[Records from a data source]

....

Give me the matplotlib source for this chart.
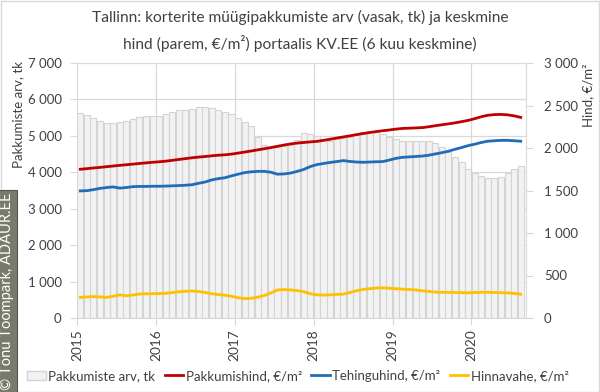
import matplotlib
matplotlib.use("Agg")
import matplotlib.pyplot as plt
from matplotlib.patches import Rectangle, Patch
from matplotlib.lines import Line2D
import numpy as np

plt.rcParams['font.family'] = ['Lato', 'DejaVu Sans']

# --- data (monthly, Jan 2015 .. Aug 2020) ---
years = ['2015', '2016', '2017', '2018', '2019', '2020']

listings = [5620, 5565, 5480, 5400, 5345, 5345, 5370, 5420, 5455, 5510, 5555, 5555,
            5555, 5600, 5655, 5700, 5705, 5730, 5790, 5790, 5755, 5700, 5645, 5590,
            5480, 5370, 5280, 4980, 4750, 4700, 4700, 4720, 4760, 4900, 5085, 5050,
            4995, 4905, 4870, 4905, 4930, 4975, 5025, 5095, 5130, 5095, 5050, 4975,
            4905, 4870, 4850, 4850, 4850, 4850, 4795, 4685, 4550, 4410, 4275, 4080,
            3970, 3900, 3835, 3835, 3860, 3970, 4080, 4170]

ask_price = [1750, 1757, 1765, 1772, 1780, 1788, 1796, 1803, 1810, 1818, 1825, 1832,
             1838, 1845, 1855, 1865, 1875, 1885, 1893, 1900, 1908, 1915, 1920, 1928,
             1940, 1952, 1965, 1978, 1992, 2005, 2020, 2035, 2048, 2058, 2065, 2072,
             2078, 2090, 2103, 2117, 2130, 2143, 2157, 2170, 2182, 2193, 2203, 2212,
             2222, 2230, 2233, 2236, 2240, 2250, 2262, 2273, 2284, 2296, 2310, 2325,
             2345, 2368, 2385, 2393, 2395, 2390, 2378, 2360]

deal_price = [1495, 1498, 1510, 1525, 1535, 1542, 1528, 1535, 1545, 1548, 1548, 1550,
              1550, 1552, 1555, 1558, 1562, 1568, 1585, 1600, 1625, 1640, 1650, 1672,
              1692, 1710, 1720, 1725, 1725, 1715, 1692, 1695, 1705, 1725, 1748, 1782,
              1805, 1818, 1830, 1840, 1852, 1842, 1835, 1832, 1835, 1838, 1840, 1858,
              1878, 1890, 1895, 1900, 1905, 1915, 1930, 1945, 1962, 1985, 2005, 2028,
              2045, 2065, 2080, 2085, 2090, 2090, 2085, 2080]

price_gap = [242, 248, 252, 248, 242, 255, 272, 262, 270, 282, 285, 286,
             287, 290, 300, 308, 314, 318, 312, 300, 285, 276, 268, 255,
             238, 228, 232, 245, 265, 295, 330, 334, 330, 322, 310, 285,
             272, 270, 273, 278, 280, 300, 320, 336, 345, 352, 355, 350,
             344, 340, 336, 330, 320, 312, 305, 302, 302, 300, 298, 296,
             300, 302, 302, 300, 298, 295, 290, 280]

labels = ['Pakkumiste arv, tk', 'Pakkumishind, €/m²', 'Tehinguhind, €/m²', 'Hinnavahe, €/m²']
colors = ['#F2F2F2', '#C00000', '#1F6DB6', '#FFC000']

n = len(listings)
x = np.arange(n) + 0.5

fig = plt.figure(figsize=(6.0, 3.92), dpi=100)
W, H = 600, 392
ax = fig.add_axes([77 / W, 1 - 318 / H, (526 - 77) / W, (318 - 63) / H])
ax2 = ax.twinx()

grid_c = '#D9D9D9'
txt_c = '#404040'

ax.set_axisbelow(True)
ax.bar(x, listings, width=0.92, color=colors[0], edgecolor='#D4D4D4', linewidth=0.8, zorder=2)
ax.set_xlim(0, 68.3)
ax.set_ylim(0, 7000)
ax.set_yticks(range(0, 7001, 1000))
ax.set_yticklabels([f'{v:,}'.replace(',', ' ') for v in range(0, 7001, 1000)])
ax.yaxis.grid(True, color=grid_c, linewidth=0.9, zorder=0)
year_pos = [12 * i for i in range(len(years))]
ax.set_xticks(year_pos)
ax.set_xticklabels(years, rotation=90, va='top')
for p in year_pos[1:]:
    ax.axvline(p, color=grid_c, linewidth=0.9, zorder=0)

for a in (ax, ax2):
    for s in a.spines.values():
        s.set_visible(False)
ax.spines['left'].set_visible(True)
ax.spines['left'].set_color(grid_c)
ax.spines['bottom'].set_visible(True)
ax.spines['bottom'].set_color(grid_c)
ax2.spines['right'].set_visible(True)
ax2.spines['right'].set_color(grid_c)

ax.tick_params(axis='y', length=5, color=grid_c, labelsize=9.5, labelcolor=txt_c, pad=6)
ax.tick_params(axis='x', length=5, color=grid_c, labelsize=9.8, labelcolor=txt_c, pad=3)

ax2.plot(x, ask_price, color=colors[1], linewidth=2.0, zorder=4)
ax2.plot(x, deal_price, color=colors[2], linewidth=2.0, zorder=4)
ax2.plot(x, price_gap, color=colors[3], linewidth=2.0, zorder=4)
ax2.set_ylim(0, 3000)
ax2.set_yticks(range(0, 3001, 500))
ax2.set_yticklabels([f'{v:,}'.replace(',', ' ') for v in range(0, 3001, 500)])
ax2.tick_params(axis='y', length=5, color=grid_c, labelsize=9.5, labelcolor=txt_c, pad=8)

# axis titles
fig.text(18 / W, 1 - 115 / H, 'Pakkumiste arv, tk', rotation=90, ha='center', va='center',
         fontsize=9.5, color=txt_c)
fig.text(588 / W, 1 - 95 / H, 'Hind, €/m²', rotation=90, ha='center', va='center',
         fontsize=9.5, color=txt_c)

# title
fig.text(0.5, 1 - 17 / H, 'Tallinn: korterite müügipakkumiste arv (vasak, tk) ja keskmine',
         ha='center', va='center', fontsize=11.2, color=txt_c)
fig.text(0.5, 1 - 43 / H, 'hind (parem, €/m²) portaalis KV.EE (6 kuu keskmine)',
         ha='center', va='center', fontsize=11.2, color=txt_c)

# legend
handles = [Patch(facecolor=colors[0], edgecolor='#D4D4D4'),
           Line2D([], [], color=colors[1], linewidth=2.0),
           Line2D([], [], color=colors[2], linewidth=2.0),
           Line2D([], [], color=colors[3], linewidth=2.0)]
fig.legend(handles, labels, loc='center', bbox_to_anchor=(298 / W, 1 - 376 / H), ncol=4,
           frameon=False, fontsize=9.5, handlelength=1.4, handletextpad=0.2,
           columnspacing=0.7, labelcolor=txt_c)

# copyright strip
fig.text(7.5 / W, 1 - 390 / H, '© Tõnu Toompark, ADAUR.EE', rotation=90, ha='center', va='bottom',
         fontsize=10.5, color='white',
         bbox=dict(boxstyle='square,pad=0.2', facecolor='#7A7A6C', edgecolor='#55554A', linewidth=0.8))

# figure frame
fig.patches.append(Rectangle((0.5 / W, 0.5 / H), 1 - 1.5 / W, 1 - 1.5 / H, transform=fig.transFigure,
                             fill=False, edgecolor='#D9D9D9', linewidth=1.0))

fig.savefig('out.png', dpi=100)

....

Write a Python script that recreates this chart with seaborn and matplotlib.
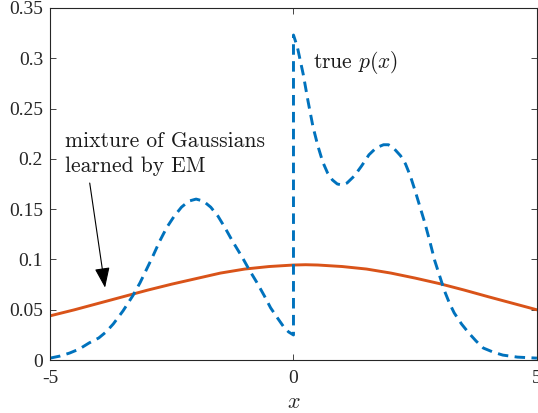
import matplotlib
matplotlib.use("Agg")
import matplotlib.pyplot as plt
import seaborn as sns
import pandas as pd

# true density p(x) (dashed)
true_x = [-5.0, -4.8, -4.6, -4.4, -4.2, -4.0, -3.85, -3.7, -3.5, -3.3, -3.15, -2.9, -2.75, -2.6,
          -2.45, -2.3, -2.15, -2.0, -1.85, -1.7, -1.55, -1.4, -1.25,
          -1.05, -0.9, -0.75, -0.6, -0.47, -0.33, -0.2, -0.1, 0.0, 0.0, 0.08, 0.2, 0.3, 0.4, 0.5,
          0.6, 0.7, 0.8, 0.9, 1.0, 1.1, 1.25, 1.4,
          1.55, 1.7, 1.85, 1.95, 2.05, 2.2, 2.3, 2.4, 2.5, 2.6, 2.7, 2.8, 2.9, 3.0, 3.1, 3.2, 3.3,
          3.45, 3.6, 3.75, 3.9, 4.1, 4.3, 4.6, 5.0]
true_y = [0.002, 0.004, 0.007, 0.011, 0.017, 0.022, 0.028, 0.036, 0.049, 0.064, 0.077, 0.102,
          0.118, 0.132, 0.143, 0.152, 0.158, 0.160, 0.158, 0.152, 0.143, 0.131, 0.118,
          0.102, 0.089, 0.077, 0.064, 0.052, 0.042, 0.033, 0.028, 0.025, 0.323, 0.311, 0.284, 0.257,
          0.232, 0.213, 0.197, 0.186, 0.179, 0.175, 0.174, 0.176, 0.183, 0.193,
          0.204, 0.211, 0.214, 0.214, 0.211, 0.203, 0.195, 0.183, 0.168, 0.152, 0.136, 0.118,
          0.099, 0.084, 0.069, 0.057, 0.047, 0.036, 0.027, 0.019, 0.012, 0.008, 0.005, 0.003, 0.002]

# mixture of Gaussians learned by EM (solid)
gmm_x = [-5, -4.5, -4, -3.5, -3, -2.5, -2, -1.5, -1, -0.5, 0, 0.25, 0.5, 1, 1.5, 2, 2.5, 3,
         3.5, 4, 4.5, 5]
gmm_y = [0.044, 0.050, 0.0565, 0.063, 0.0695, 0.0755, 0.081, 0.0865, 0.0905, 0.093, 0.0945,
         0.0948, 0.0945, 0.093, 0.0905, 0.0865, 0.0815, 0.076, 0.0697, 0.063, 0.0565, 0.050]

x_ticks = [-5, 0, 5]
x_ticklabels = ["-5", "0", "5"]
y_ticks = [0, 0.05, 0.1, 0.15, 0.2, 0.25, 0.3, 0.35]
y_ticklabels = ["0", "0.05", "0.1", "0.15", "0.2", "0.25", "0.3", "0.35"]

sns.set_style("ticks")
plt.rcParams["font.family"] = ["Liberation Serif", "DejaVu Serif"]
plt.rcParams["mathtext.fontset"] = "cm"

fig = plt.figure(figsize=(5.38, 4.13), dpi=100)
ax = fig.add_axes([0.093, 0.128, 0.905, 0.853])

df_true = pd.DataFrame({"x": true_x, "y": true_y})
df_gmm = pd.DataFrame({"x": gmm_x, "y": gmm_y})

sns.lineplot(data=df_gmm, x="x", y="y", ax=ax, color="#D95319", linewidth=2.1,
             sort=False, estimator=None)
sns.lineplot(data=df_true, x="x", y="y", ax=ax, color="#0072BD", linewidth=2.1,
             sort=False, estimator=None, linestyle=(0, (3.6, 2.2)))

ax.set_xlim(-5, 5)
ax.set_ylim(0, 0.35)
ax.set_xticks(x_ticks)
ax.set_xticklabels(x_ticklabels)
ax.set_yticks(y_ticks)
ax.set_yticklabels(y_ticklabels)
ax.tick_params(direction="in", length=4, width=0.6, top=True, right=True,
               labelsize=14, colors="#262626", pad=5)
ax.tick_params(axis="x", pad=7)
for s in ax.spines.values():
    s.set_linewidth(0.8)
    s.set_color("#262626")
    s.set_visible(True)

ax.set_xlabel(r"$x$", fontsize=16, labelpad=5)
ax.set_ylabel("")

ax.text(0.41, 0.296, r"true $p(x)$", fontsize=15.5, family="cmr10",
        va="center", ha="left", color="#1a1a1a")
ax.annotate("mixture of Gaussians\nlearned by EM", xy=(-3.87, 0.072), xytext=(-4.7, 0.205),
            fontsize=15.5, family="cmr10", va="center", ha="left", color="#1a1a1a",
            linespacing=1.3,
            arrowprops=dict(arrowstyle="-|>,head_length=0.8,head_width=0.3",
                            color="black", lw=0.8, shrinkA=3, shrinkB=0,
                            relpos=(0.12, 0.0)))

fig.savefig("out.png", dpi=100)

....

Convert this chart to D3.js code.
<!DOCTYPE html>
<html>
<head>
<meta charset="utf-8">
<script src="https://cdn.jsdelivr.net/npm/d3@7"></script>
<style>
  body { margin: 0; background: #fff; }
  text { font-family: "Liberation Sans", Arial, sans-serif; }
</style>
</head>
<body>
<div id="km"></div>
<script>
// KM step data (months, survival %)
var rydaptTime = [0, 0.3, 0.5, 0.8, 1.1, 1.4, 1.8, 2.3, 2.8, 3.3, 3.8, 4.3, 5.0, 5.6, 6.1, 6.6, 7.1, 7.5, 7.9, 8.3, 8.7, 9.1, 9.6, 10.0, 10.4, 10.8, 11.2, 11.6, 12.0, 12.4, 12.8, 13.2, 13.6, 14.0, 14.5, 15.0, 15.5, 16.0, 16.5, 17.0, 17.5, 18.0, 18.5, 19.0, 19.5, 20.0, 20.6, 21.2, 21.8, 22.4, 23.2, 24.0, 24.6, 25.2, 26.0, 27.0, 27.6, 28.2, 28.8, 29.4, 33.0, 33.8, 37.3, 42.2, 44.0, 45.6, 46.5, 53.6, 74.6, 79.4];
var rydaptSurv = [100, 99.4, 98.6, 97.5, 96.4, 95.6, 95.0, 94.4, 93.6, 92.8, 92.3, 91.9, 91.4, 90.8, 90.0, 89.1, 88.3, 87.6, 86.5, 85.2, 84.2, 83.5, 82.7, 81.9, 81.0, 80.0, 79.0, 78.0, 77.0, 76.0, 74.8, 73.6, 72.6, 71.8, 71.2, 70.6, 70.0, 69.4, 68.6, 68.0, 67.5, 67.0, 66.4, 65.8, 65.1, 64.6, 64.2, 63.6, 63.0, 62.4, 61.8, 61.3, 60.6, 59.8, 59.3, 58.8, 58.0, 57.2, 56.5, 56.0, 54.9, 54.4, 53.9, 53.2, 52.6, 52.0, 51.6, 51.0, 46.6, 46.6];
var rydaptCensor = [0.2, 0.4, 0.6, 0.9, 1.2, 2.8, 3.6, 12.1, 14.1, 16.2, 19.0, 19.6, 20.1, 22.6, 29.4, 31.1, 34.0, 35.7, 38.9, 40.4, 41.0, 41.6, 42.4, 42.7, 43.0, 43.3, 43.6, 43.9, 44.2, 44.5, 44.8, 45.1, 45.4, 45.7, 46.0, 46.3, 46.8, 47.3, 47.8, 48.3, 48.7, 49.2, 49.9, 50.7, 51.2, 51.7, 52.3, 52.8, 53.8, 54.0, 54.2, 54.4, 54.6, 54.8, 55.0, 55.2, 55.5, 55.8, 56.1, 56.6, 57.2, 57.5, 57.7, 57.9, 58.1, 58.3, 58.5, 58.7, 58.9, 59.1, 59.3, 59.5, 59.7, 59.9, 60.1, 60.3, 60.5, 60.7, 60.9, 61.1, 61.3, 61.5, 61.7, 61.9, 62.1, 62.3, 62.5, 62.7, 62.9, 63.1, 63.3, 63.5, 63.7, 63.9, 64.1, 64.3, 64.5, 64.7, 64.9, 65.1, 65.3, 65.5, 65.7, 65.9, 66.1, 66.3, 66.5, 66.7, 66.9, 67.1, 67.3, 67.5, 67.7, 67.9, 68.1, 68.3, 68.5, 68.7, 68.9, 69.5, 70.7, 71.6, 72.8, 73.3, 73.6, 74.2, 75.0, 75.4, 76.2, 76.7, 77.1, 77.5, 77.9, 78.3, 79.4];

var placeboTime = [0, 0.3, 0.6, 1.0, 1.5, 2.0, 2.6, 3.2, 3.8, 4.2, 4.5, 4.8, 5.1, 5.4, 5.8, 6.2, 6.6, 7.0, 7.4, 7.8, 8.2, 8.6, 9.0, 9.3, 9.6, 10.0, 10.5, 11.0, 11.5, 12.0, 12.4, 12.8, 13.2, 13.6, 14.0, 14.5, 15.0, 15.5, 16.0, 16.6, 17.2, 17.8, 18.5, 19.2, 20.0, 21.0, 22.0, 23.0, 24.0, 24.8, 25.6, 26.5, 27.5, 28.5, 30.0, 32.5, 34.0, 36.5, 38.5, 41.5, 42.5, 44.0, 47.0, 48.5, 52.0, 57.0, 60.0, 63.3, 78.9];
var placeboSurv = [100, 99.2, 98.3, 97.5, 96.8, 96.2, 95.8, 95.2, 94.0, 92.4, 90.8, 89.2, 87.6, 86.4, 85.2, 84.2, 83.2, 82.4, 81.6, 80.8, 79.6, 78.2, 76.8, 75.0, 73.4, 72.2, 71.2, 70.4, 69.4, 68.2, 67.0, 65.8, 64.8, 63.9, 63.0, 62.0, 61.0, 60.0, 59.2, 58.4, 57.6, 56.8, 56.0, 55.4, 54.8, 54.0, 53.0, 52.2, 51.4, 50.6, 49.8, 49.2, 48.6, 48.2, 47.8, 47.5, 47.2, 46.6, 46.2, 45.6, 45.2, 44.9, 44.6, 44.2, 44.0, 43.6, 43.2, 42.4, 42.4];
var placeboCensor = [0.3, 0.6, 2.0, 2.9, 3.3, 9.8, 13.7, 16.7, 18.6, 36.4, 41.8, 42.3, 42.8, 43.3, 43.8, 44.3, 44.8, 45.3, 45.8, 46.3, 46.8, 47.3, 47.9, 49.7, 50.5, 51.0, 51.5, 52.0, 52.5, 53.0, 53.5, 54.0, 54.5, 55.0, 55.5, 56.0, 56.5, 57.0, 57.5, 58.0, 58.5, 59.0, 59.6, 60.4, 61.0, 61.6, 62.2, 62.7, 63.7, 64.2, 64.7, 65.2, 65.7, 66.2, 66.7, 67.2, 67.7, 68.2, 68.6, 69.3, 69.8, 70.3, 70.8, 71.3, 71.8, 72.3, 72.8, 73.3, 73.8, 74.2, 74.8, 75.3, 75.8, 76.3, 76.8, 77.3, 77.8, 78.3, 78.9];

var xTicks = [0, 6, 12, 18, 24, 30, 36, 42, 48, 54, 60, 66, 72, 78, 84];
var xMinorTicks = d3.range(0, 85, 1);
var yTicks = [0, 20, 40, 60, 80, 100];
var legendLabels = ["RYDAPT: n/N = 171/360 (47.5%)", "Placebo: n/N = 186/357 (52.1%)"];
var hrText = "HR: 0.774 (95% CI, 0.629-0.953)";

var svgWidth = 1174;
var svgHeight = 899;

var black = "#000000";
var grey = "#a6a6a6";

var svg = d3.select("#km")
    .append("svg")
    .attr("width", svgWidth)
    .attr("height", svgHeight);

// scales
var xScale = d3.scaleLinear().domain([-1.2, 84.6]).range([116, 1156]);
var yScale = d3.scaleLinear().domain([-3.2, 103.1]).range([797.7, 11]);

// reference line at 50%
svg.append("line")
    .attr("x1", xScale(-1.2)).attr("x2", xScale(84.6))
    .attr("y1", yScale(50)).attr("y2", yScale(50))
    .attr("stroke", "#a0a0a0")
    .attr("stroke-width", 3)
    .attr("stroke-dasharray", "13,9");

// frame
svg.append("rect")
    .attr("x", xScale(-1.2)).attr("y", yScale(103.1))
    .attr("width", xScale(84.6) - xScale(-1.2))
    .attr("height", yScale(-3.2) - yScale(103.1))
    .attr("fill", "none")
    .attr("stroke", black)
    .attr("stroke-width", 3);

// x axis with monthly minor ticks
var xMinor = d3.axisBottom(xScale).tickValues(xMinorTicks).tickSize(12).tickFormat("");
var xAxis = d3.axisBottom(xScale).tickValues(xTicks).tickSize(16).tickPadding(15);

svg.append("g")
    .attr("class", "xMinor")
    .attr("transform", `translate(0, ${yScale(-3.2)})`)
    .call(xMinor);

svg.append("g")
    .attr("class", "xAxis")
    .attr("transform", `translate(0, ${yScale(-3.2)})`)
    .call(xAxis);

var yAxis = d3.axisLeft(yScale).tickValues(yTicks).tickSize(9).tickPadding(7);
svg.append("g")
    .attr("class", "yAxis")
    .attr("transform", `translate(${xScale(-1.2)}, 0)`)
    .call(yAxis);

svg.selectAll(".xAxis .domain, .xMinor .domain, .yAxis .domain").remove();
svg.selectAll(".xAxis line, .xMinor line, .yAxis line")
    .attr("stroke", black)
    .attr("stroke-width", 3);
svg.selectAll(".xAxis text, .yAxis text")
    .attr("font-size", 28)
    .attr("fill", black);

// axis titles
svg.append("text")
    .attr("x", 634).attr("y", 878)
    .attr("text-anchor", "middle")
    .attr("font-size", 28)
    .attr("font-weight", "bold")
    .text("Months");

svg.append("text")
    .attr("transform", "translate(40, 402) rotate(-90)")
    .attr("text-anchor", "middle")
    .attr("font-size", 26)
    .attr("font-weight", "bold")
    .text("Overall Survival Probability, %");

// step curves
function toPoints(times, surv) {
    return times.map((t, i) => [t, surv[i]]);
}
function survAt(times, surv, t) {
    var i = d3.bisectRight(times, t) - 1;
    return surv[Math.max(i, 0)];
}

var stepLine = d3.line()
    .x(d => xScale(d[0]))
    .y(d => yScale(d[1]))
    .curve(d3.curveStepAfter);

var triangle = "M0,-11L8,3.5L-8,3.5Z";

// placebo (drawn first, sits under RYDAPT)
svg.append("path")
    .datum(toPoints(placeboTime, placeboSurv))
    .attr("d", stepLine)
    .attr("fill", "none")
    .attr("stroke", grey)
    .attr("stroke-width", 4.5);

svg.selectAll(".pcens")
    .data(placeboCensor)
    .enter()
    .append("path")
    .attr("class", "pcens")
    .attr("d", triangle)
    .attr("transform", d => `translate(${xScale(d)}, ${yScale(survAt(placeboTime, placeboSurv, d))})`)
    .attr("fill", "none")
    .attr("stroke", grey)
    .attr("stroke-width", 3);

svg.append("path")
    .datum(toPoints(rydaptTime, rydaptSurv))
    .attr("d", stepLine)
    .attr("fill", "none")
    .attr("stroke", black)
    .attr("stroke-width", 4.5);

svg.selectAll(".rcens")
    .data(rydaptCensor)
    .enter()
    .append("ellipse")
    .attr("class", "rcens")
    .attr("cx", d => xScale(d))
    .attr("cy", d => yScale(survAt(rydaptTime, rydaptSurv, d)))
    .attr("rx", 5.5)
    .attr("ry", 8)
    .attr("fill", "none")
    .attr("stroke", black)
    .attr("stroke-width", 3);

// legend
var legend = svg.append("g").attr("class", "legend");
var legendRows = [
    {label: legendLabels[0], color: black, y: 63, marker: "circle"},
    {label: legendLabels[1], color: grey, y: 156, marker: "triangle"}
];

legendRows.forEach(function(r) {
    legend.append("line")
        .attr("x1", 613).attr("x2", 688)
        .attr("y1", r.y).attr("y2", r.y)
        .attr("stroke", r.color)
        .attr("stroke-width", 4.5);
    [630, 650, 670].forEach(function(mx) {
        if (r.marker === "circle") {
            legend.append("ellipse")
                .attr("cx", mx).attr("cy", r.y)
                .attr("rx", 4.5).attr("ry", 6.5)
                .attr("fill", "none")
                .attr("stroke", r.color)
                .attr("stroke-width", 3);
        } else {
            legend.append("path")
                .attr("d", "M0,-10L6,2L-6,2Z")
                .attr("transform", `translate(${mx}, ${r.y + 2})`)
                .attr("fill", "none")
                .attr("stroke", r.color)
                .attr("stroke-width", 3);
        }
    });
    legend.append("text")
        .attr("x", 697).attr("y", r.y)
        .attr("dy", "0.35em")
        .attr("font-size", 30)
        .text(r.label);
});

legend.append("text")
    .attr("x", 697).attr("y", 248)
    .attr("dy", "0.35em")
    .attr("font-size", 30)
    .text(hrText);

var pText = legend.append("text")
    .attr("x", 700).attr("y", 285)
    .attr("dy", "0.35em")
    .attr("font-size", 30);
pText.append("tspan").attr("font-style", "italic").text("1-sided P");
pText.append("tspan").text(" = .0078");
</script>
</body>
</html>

....

Job: Exactly as they appear, write out the lines from the one containing "Write a Python" down to the one containing "0.005, 0.003, 0.002]", both included. Pictures are left out.

Full solution:
Write a Python script that recreates this chart with seaborn and matplotlib.
import matplotlib
matplotlib.use("Agg")
import matplotlib.pyplot as plt
import seaborn as sns
import pandas as pd

# true density p(x) (dashed)
true_x = [-5.0, -4.8, -4.6, -4.4, -4.2, -4.0, -3.85, -3.7, -3.5, -3.3, -3.15, -2.9, -2.75, -2.6,
          -2.45, -2.3, -2.15, -2.0, -1.85, -1.7, -1.55, -1.4, -1.25,
          -1.05, -0.9, -0.75, -0.6, -0.47, -0.33, -0.2, -0.1, 0.0, 0.0, 0.08, 0.2, 0.3, 0.4, 0.5,
          0.6, 0.7, 0.8, 0.9, 1.0, 1.1, 1.25, 1.4,
          1.55, 1.7, 1.85, 1.95, 2.05, 2.2, 2.3, 2.4, 2.5, 2.6, 2.7, 2.8, 2.9, 3.0, 3.1, 3.2, 3.3,
          3.45, 3.6, 3.75, 3.9, 4.1, 4.3, 4.6, 5.0]
true_y = [0.002, 0.004, 0.007, 0.011, 0.017, 0.022, 0.028, 0.036, 0.049, 0.064, 0.077, 0.102,
          0.118, 0.132, 0.143, 0.152, 0.158, 0.160, 0.158, 0.152, 0.143, 0.131, 0.118,
          0.102, 0.089, 0.077, 0.064, 0.052, 0.042, 0.033, 0.028, 0.025, 0.323, 0.311, 0.284, 0.257,
          0.232, 0.213, 0.197, 0.186, 0.179, 0.175, 0.174, 0.176, 0.183, 0.193,
          0.204, 0.211, 0.214, 0.214, 0.211, 0.203, 0.195, 0.183, 0.168, 0.152, 0.136, 0.118,
          0.099, 0.084, 0.069, 0.057, 0.047, 0.036, 0.027, 0.019, 0.012, 0.008, 0.005, 0.003, 0.002]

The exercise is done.